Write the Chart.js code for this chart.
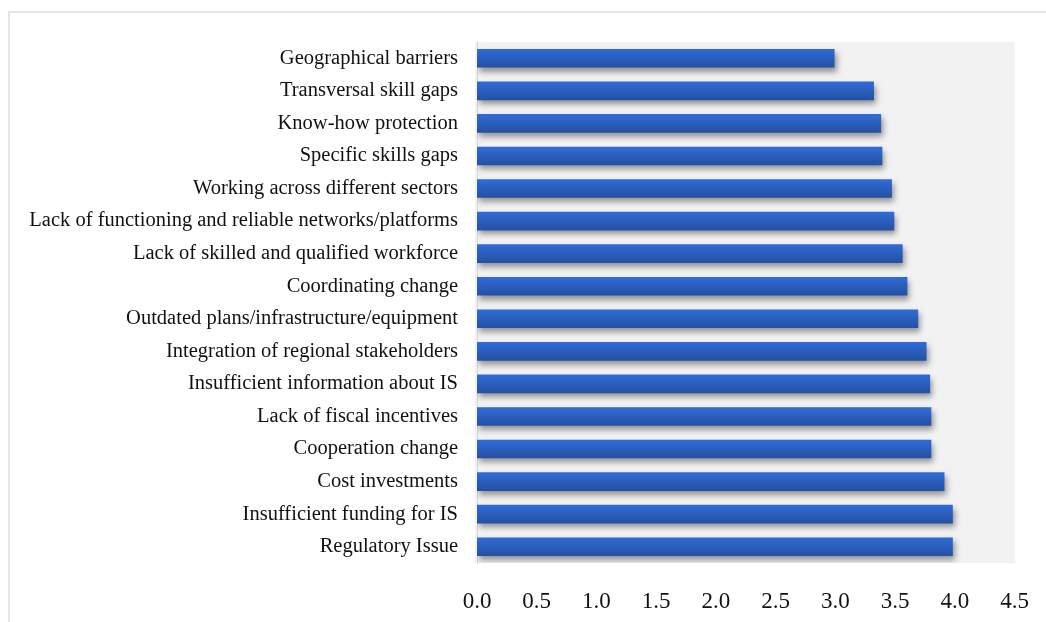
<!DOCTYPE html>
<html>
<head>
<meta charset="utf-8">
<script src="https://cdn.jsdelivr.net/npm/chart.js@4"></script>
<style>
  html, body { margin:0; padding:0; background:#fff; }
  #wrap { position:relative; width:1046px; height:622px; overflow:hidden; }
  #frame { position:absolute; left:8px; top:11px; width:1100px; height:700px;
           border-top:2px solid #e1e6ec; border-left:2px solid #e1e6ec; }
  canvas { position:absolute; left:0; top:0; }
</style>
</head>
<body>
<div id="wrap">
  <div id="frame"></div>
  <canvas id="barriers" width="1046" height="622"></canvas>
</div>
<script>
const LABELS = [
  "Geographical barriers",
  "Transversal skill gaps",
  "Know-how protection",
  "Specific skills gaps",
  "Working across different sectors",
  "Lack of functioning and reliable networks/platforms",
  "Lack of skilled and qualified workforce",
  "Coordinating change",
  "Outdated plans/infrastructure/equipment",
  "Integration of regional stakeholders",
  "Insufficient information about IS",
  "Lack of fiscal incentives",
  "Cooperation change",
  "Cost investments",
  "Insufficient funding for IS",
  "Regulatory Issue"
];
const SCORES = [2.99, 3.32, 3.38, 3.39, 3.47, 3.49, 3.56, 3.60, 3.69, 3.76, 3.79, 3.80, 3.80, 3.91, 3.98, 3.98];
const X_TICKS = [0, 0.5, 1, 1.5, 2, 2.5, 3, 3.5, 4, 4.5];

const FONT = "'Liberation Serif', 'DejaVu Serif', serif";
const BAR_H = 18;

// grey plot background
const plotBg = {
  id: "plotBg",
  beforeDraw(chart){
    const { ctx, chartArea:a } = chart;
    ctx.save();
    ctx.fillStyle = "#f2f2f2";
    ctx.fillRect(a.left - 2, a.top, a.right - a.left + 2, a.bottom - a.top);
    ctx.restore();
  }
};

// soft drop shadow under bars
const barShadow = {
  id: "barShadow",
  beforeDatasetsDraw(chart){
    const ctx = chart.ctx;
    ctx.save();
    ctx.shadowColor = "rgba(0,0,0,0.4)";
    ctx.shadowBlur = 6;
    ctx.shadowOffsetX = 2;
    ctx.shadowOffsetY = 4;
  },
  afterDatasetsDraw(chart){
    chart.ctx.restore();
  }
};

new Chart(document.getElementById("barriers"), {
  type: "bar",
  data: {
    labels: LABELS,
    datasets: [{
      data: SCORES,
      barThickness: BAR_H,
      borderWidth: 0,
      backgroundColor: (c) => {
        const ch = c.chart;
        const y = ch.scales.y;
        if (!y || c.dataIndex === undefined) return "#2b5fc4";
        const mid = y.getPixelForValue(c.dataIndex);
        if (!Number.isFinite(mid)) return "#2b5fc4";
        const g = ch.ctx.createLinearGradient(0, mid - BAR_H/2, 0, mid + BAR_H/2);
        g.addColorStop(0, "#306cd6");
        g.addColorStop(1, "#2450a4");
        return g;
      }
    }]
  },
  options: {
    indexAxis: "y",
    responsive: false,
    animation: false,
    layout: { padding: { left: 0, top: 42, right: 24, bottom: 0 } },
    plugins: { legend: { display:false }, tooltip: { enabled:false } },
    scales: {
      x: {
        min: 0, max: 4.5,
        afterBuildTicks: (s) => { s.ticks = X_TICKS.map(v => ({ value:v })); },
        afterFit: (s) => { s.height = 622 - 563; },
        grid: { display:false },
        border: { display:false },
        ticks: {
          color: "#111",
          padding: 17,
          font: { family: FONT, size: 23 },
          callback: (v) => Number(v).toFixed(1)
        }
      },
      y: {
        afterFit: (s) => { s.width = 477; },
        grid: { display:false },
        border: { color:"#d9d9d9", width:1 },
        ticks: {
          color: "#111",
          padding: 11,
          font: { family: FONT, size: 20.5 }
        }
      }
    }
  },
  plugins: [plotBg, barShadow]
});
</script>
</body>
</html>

=====

* [Task statement] Restate the full listing verbatim and drop every picture.

* [Response below]
Write the Chart.js code for this chart.
<!DOCTYPE html>
<html>
<head>
<meta charset="utf-8">
<script src="https://cdn.jsdelivr.net/npm/chart.js@4"></script>
<style>
  html, body { margin:0; padding:0; background:#fff; }
  #wrap { position:relative; width:1046px; height:622px; overflow:hidden; }
  #frame { position:absolute; left:8px; top:11px; width:1100px; height:700px;
           border-top:2px solid #e1e6ec; border-left:2px solid #e1e6ec; }
  canvas { position:absolute; left:0; top:0; }
</style>
</head>
<body>
<div id="wrap">
  <div id="frame"></div>
  <canvas id="barriers" width="1046" height="622"></canvas>
</div>
<script>
const LABELS = [
  "Geographical barriers",
  "Transversal skill gaps",
  "Know-how protection",
  "Specific skills gaps",
  "Working across different sectors",
  "Lack of functioning and reliable networks/platforms",
  "Lack of skilled and qualified workforce",
  "Coordinating change",
  "Outdated plans/infrastructure/equipment",
  "Integration of regional stakeholders",
  "Insufficient information about IS",
  "Lack of fiscal incentives",
  "Cooperation change",
  "Cost investments",
  "Insufficient funding for IS",
  "Regulatory Issue"
];
const SCORES = [2.99, 3.32, 3.38, 3.39, 3.47, 3.49, 3.56, 3.60, 3.69, 3.76, 3.79, 3.80, 3.80, 3.91, 3.98, 3.98];
const X_TICKS = [0, 0.5, 1, 1.5, 2, 2.5, 3, 3.5, 4, 4.5];

const FONT = "'Liberation Serif', 'DejaVu Serif', serif";
const BAR_H = 18;

// grey plot background
const plotBg = {
  id: "plotBg",
  beforeDraw(chart){
    const { ctx, chartArea:a } = chart;
    ctx.save();
    ctx.fillStyle = "#f2f2f2";
    ctx.fillRect(a.left - 2, a.top, a.right - a.left + 2, a.bottom - a.top);
    ctx.restore();
  }
};

// soft drop shadow under bars
const barShadow = {
  id: "barShadow",
  beforeDatasetsDraw(chart){
    const ctx = chart.ctx;
    ctx.save();
    ctx.shadowColor = "rgba(0,0,0,0.4)";
    ctx.shadowBlur = 6;
    ctx.shadowOffsetX = 2;
    ctx.shadowOffsetY = 4;
  },
  afterDatasetsDraw(chart){
    chart.ctx.restore();
  }
};

new Chart(document.getElementById("barriers"), {
  type: "bar",
  data: {
    labels: LABELS,
    datasets: [{
      data: SCORES,
      barThickness: BAR_H,
      borderWidth: 0,
      backgroundColor: (c) => {
        const ch = c.chart;
        const y = ch.scales.y;
        if (!y || c.dataIndex === undefined) return "#2b5fc4";
        const mid = y.getPixelForValue(c.dataIndex);
        if (!Number.isFinite(mid)) return "#2b5fc4";
        const g = ch.ctx.createLinearGradient(0, mid - BAR_H/2, 0, mid + BAR_H/2);
        g.addColorStop(0, "#306cd6");
        g.addColorStop(1, "#2450a4");
        return g;
      }
    }]
  },
  options: {
    indexAxis: "y",
    responsive: false,
    animation: false,
    layout: { padding: { left: 0, top: 42, right: 24, bottom: 0 } },
    plugins: { legend: { display:false }, tooltip: { enabled:false } },
    scales: {
      x: {
        min: 0, max: 4.5,
        afterBuildTicks: (s) => { s.ticks = X_TICKS.map(v => ({ value:v })); },
        afterFit: (s) => { s.height = 622 - 563; },
        grid: { display:false },
        border: { display:false },
        ticks: {
          color: "#111",
          padding: 17,
          font: { family: FONT, size: 23 },
          callback: (v) => Number(v).toFixed(1)
        }
      },
      y: {
        afterFit: (s) => { s.width = 477; },
        grid: { display:false },
        border: { color:"#d9d9d9", width:1 },
        ticks: {
          color: "#111",
          padding: 11,
          font: { family: FONT, size: 20.5 }
        }
      }
    }
  },
  plugins: [plotBg, barShadow]
});
</script>
</body>
</html>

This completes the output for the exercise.